Ahah ! J’ai commencé à écrire de la poésie enfant puis un peu plus vieille. C’était une activité naturelle pour moi, une façon de digérer le monde et les événements que je vivais. Mais c’est devenu une obsession à l’âge de dix-neuf ans, quand je suis allé à ma première vraie soirée de poésie, dans une salle semi-légale à Montréal. Je me suis tout de suite enlignée pour écrire dans le but de lire mes textes au micro le mois suivant, et ainsi de suite. Je me rappelle encore le sentiment de faire un saut dans le vide quand j’arrivais devant le micro, mes mains tremblaient tellement que je ne voyais plus les mots écrits sur mes feuilles.
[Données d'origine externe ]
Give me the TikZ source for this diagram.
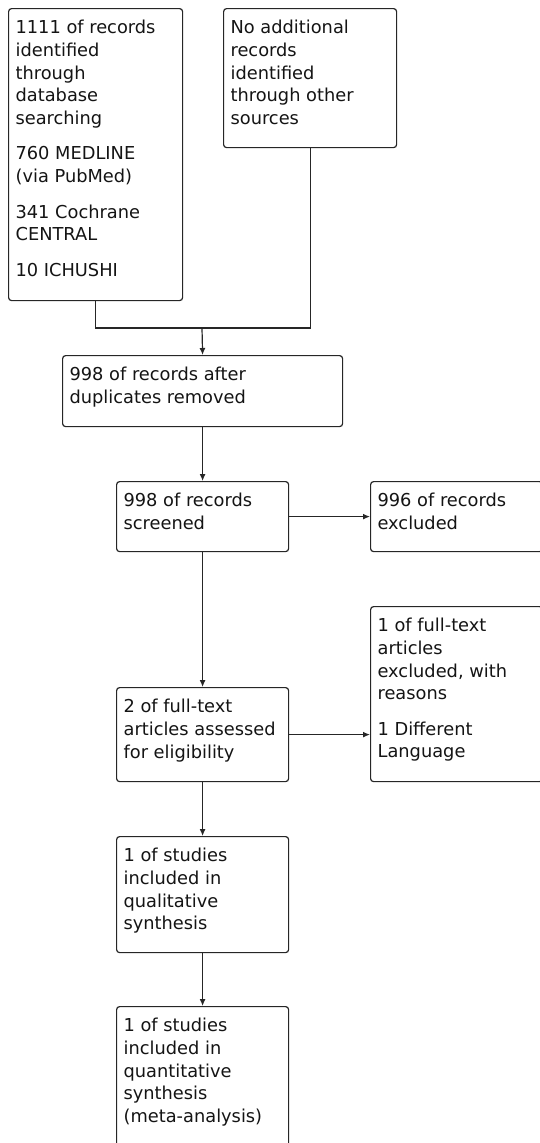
\documentclass[tikz,border=0pt]{standalone}
\usepackage{fontspec}
\setmainfont{DejaVu Sans}
\usetikzlibrary{arrows.meta}
\newcommand{\boxtext}[3]{\parbox[t][#2pt][t]{#1pt}{\raggedright\rule{0pt}{25pt}#3}}
\tikzset{
  flowbox/.style={draw=black!85, line width=1.2pt, rounded corners=3pt, anchor=north west,
    inner xsep=7pt, inner ysep=0pt, text=black!92,
    font=\fontsize{17.8}{22.7}\selectfont},
  link/.style={draw=black!85, line width=1.2pt},
  arr/.style={link, -{Latex[length=7pt,width=6pt]}},
}
\begin{document}
\begin{tikzpicture}[x=1pt,y=-1pt]
\useasboundingbox (0,0) rectangle (540,1143);
\node[flowbox] (A) at (8,8) {\boxtext{160}{292}{1111 of records\\identified\\through\\database\\searching\\[12.8pt]760 MEDLINE\\(via PubMed)\\[12.8pt]341 Cochrane\\CENTRAL\\[12.8pt]10 ICHUSHI}};
\node[flowbox] (B) at (223,8) {\boxtext{159}{139}{No additional\\records\\identified\\through other\\sources}};
\node[flowbox] (C) at (62,355) {\boxtext{266}{71}{998 of records after\\duplicates removed}};
\node[flowbox] (D) at (116,481) {\boxtext{158}{70}{998 of records\\screened}};
\node[flowbox] (E) at (370,481) {\boxtext{158}{70}{996 of records\\excluded}};
\node[flowbox] (F) at (370,606) {\boxtext{158}{175}{1 of full-text\\articles\\excluded, with\\reasons\\[12.8pt]1 Different\\Language}};
\node[flowbox] (G) at (116,687) {\boxtext{158}{94}{2 of full-text\\articles assessed\\for eligibility}};
\node[flowbox] (H) at (116,836) {\boxtext{158}{116}{1 of studies\\included in\\qualitative\\synthesis}};
\node[flowbox] (I) at (116,1006) {\boxtext{158}{145}{1 of studies\\included in\\quantitative\\synthesis\\(meta-analysis)}};
\coordinate (J) at (202,328);
\draw[link] (A.south) |- (J);
\draw[link] (B.south) |- (J);
\draw[arr] (J) -- (C.north);
\draw[arr] (C.south) -- (D.north);
\draw[arr] (D.east) -- (E.west);
\draw[arr] (D.south) -- (G.north);
\draw[arr] (G.east) -- (G.east -| F.west);
\draw[arr] (G.south) -- (H.north);
\draw[arr] (H.south) -- (I.north);
\end{tikzpicture}
\end{document}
Je n’ai jamais ressenti le besoin de me considérer ou non poète. Le mot vient des autres, la majorité du temps. Mais je n’ai pas de problème à l’assumer bien que je ne souhaite pas me sentir limitée par l’étiquette Poète (qui peut renfermer toutes sortes de préjugés…). Mon but est d’accomplir des projets qui me fascinent plutôt que de me déclarer poète ou même artiste. Je pense maintenant que quelqu’un qui écrit de la poésie est condamné à être poète, tout simplement. Mais il n’y a pas de quoi s’en faire avec ça.
Le travail des poètes permet de prendre du recul face au monde. Multiplier les interprétations des événements que nous vivons est pour moi un gage d’une société en santé. Je me méfie quand tout le monde pense pareil. La poésie fait planer en même temps qu’elle lance des pistes de réflexion. Le travail du poète est, évidemment, ambigu. Il permet d’assumer le doute par lequel on peut passer pour se comprendre et apprécier l'existence et les choses qui nous entoure. Je crois que l'on a le droit de reconfigurer le monde autant que l'on veut. Je pense que la poésie est essentielle aux humains.
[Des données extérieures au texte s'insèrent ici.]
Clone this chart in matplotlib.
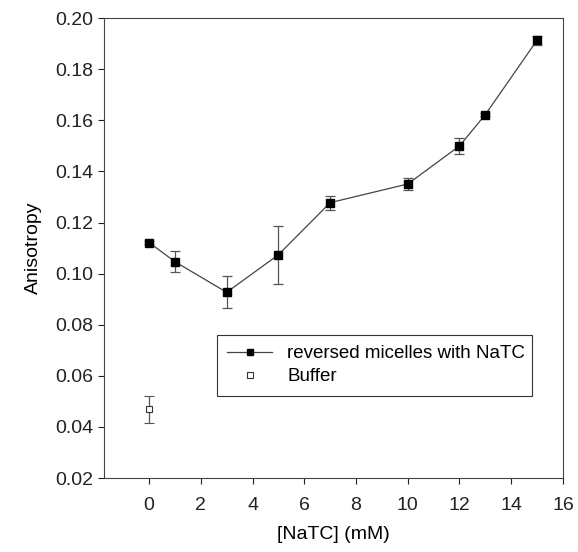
import numpy as np
import matplotlib
matplotlib.use('Agg')
import matplotlib.pyplot as plt
from matplotlib.lines import Line2D

plt.rcParams['font.family'] = ['Liberation Sans', 'DejaVu Sans']

# reversed micelles with NaTC
natc = [0, 1, 3, 5, 7, 10, 12, 13, 15]
aniso = [0.1122, 0.1047, 0.0927, 0.1074, 0.1278, 0.1351, 0.1500, 0.1623, 0.1914]
aniso_err = [0.0006, 0.0040, 0.0062, 0.0114, 0.0028, 0.0023, 0.0033, 0.0005, 0.0017]

# buffer
buf_x = [0]
buf_y = [0.0469]
buf_err = [0.0052]

xticks = [0, 2, 4, 6, 8, 10, 12, 14, 16]
yticks = [0.02, 0.04, 0.06, 0.08, 0.10, 0.12, 0.14, 0.16, 0.18, 0.20]

fig = plt.figure(figsize=(5.78, 5.52), dpi=100, facecolor='w')
ax = fig.add_axes([0.180, 0.134, 0.794, 0.833])

ax.errorbar(natc, aniso, yerr=aniso_err, color='#444444', lw=0.9,
            marker='s', ms=5.5, mfc='black', mec='black',
            ecolor='#555555', elinewidth=0.9, capsize=3.5, capthick=0.9)
ax.errorbar(buf_x, buf_y, yerr=buf_err, ls='none', marker='s', ms=5,
            mfc='white', mec='#333333', mew=0.8,
            ecolor='#555555', elinewidth=0.9, capsize=3.5, capthick=0.9)

ax.set_xlim(-1.74, 16)
ax.set_ylim(0.02, 0.20)
ax.set_xticks(xticks)
ax.set_yticks(yticks)
ax.set_yticklabels([f'{v:.2f}' for v in yticks])
ax.tick_params(direction='out', length=4, width=0.8, labelsize=14, colors='#222222')
ax.tick_params(axis='x', pad=10)
for s in ax.spines.values():
    s.set_linewidth(0.8)
    s.set_color('#444444')

ax.set_xlabel('[NaTC] (mM)', fontsize=14, labelpad=8)
ax.set_ylabel('Anisotropy', fontsize=14, labelpad=10)

handles = [
    Line2D([], [], color='#444444', lw=0.9, marker='s', ms=4.5, mfc='black', mec='black'),
    Line2D([], [], ls='none', marker='s', ms=4.5, mfc='white', mec='#333333', mew=0.8),
]
leg = ax.legend(handles, ['reversed micelles with NaTC', 'Buffer'],
                loc='upper left', bbox_to_anchor=(0.246, 0.180, 0.686, 0.131),
                mode='expand', fontsize=13.5, frameon=True, fancybox=False,
                framealpha=1, edgecolor='#333333', borderpad=0.55, labelspacing=0.3,
                handlelength=2.4, handletextpad=0.8, borderaxespad=0)
leg.get_frame().set_linewidth(0.8)

fig.savefig('out.png', dpi=100)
Dans ce poème, j’ai été inspirée par la capacité des humains à s’imaginer être ailleurs ou même être autre chose. Je pense que l’imagination dont sont dotés les humains est un outil important qui peut les aider à traverser des situations difficiles. Ce poème est tiré du livre Perruche (La courte échelle) qui raconte l’histoire d’un garçon qui apaise sa douleur d’avoir perdu sa perruche grâce à son imagination. Parfois, c’est comme si nous devions faire de grands détours pour trouver un sens aux événements de la vie. Ces voyages, permis par l’imagination, peuvent être vraiment très agréables et salutaires. En fait, l’imagination nous permet de prendre possession du monde, qui que nous soyons, et ce, sans entrer en guerre avec qui que ce soit.
J’ai bien réfléchi à cette question et je n’arrive pas à faire mon choix. Un peu comme on choisit d’écouter une chanson ou une autre au fil de nos humeurs, je crois que tous ces poèmes peuvent être Le meilleur poème du monde à un moment ou à un autre pour quelqu’un. Ça dépend. À chaque heure, son poème. À chaque personne, son poème. La seule chose que je puisse conseiller, c’est d’aller vers ces magnifiques œuvres qui s’offrent à nous, tout simplement. Cela dit, plusieurs d’entre elles me touchent profondément.